When I asked very gentle questions, he raised his voice and turned red in the face. “Global warming is a lie!” he spluttered. “The earth gets warmer and colder and has for millions of years. They’ve proven it.”
That kind of response — getting angry, supporting an argument by repeating it, and making vague references to proof — is usually a sign someone has adopted an idea without much study. So I asked my new friend to share the facts he had based his conclusions on. Surely, as someone so passionate about the issue, he had done some research?
“Watch Fox News,” he said, waving my questions away. “They’re the only people telling the truth about it.”
On the bright side: at least my friend’s assertion that the Earth gets warmer in cycles is an admission that the Earth is, in fact, getting warmer. Some people still deny that, often citing articles like this one that are known to be hoaxes.
But what about the idea that planetary warming is “just a cycle” and that “it’s been this warm before?” Is that true?
The facts: the planet *does* go through cycles of warming and cooling. Here’s a chart from the Marian Koshland Science Museum Academy of Sciences that does a good job of showing how polar temperatures have varied by 20 degrees Fahrenheit over the last 350,000 years:
See? Cycles! Cooler, warmer. Cooler, warmer. Cooler, warmer. It’s been going on forever. At first glance, my friend seems right.
That said: note that the chart above tracks more than temperature: it also tracks the amount of carbon dioxide gas in the atmosphere. See how closely the two track together?
Now, to be honest, I’ve tricked you a bit, because I cut off the right-hand edge of the chart. Here’s how it looks if you include temperature and atmospheric data through 2007:
Hmmm. For some reason, over the last 150 years, CO2 levels, which have always tracked hand in hand with temperature fluctuations, suddenly don’t. They skyrocket in the modern era, about the time that humans began burning massive amounts of fossil fuel — coal, oil, and gas.

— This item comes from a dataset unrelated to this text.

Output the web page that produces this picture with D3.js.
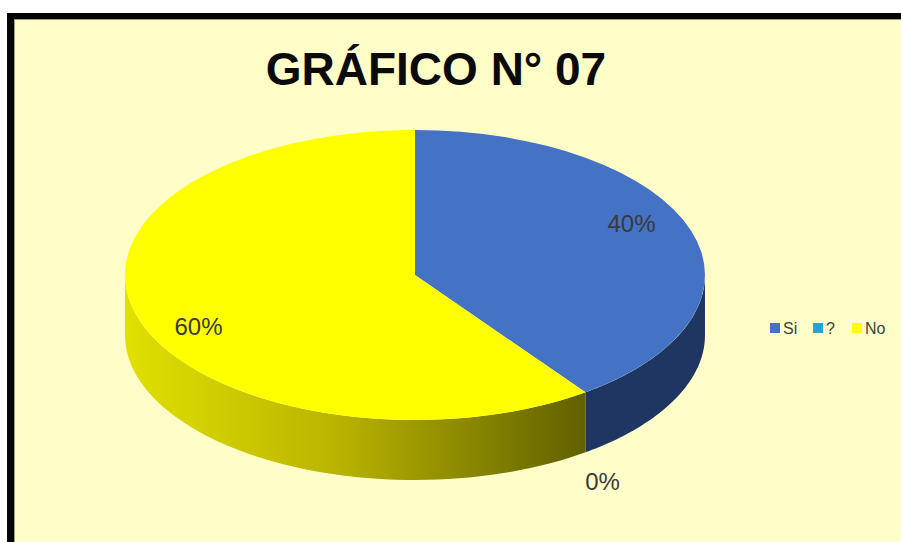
<!DOCTYPE html>
<html>
<head>
<meta charset="utf-8">
<script src="https://cdn.jsdelivr.net/npm/d3@7"></script>
<style>
  html, body { margin: 0; padding: 0; background: #fff; }
  svg { display: block; }
</style>
</head>
<body>
<div id="chart"></div>
<script>
// data
const categories = ["Si", "?", "No"];
const values = [40, 0, 60];
const labels = ["40%", "0%", "60%"];
const colors = ["#4472C4", "#22A3DA", "#FFFF00"];
const sideColors = ["#1F3562", "#11506A", "url(#yellowSide)"];
const title = "GRÁFICO N° 07";

const width = 901, height = 542;

// pie geometry (ellipse of the top face)
const cx = 415, cy = 275, rx = 290, ry = 145, depth = 60;

const svg = d3.select("#chart")
    .append("svg")
    .attr("width", width)
    .attr("height", height);

// gradient for the yellow wall
const defs = svg.append("defs");
const grad = defs.append("linearGradient")
    .attr("id", "yellowSide")
    .attr("gradientUnits", "userSpaceOnUse")
    .attr("x1", cx - rx).attr("y1", 0)
    .attr("x2", cx + rx * 0.59).attr("y2", 0);
grad.append("stop").attr("offset", 0).attr("stop-color", "#E0E000");
grad.append("stop").attr("offset", 0.45).attr("stop-color", "#BBB500");
grad.append("stop").attr("offset", 1).attr("stop-color", "#606000");

/* frame */
svg.append("rect").attr("x", 7).attr("y", 13)
    .attr("width", width).attr("height", height).attr("fill", "#050505");
svg.append("rect").attr("x", 14).attr("y", 19)
    .attr("width", width).attr("height", height).attr("fill", "#9a9a80");
svg.append("rect").attr("x", 15).attr("y", 20)
    .attr("width", width).attr("height", height).attr("fill", "#FFFDC8");

/* title */
svg.append("text")
    .attr("x", 436)
    .attr("y", 85)
    .attr("text-anchor", "middle")
    .attr("font-family", "Liberation Sans, Arial, sans-serif")
    .attr("font-weight", "bold")
    .attr("font-size", 46)
    .attr("fill", "#0a0a0a")
    .text(title);

const color = d3.scaleOrdinal().domain(categories).range(colors);
const sideColor = d3.scaleOrdinal().domain(categories).range(sideColors);

const pie = d3.pie().sort(null).value(d => d.value);
const arcs = pie(categories.map((c, i) => ({ name: c, value: values[i], label: labels[i] })));

// point on the ellipse, angle clockwise from 12 o'clock
const px = (a, k = 1) => cx + rx * k * Math.sin(a);
const py = (a, k = 1) => cy - ry * k * Math.cos(a);

const g = svg.append("g");

// outer walls (front half only)
const wallPath = (a0, a1) => {
    const s = Math.max(a0, Math.PI / 2), e = Math.min(a1, Math.PI * 1.5);
    if (e <= s) return null;
    const p = d3.path();
    const n = 60;
    for (let i = 0; i <= n; i++) {
        const a = s + (e - s) * i / n;
        if (i === 0) p.moveTo(px(a), py(a)); else p.lineTo(px(a), py(a));
    }
    for (let i = n; i >= 0; i--) {
        const a = s + (e - s) * i / n;
        p.lineTo(px(a), py(a) + depth);
    }
    p.closePath();
    return p.toString();
};

g.selectAll("path.wall")
    .data(arcs.filter(d => d.value > 0))
    .join("path")
    .attr("class", "wall")
    .attr("d", d => wallPath(d.startAngle, d.endAngle))
    .attr("fill", d => sideColor(d.data.name));

// top faces: d3.arc on a circle, squashed into the ellipse
const arc = d3.arc().innerRadius(0).outerRadius(rx);
g.append("g")
    .attr("transform", `translate(${cx},${cy}) scale(1,${ry / rx})`)
    .selectAll("path")
    .data(arcs.filter(d => d.value > 0))
    .join("path")
    .attr("d", arc)
    .attr("fill", d => color(d.data.name));

// data labels
svg.append("g")
    .selectAll("text")
    .data(arcs)
    .join("text")
    .attr("x", d => {
        const m = (d.startAngle + d.endAngle) / 2;
        return d.value > 0 ? px(m, 0.785) : px(m, 1.1);
    })
    .attr("y", d => {
        const m = (d.startAngle + d.endAngle) / 2;
        return d.value > 0 ? py(m, 1.14) : py(m, 1.25) + depth;
    })
    .attr("text-anchor", "middle")
    .attr("dominant-baseline", "central")
    .attr("font-family", "Liberation Sans, Arial, sans-serif")
    .attr("font-size", 24)
    .attr("fill", "#3a3a3a")
    .text(d => d.data.label);

/* legend */
const legendX = [770, 813, 852];
const legend = svg.append("g")
    .selectAll("g")
    .data(categories)
    .join("g")
    .attr("transform", (d, i) => `translate(${legendX[i]},328)`);

legend.append("rect")
    .attr("x", 0).attr("y", -5)
    .attr("width", 10).attr("height", 10)
    .attr("fill", d => color(d));

legend.append("text")
    .attr("x", 13)
    .attr("y", 0)
    .attr("dominant-baseline", "central")
    .attr("font-family", "Liberation Sans, Arial, sans-serif")
    .attr("font-size", 16)
    .attr("fill", "#404040")
    .text(d => d);
</script>
</body>
</html>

So: while the Earth’s temperature does cycle … this is the first cycle *ever* in which humans have, in a very short period of time, been producing 21.3 billion tones of carbon dioxide per year. That’s an important number — because natural processes can only absorb about half that amount. And because carbon dioxide is a greenhouse gas, it might make sense to ask, “Will adding extreme amounts of carbon dioxide to the air make the planet extremely warmer?”
Here’s what we know:
– Last year was the hottest year ever recorded in the United States, hotter than the previous year by a full degree Fahrenheit. Normally, year-to-year average temperature fluctuations are measured by fractions of a degree.
– Last year, we set more than 34,008 daily record highs versus only 6,664 record lows. As recently as the 1970’s, record highs and lows were very much in balance. Since the 1980’s, that balance has been shifting at an increasingly rapid pace.
– “The ten warmest years on record all fell within the past fifteen years.”
– When you look at temperature data over the past several decades, you’ll often see decade-long stretches of time when not much is changing. But if you look at a series of decades strung together, you’ll see a steady stair-step upward: what climatologists call The Escalator:
So: Earth is getting warmer, at the rate of about five degrees Fahrenheit per decade, for the past three decades. And my little summary just scratches the surface: there’s a huge amount of data showing the terrible impact this rapid warming is having on systems all over the planet.
In the end: the argument that dramatic, unprecedented warming trends are part of a natural cycle is unsupported by science … and is a position that is rejected by 97% of climate experts.
To my new friend: I’m sorry that the facts conflict with your belief. But perhaps it’s time to stop believing in something attractive just because some talking head says it’s true … to stop mistaking passion for accuracy … and start doing your homework before drawing conclusions.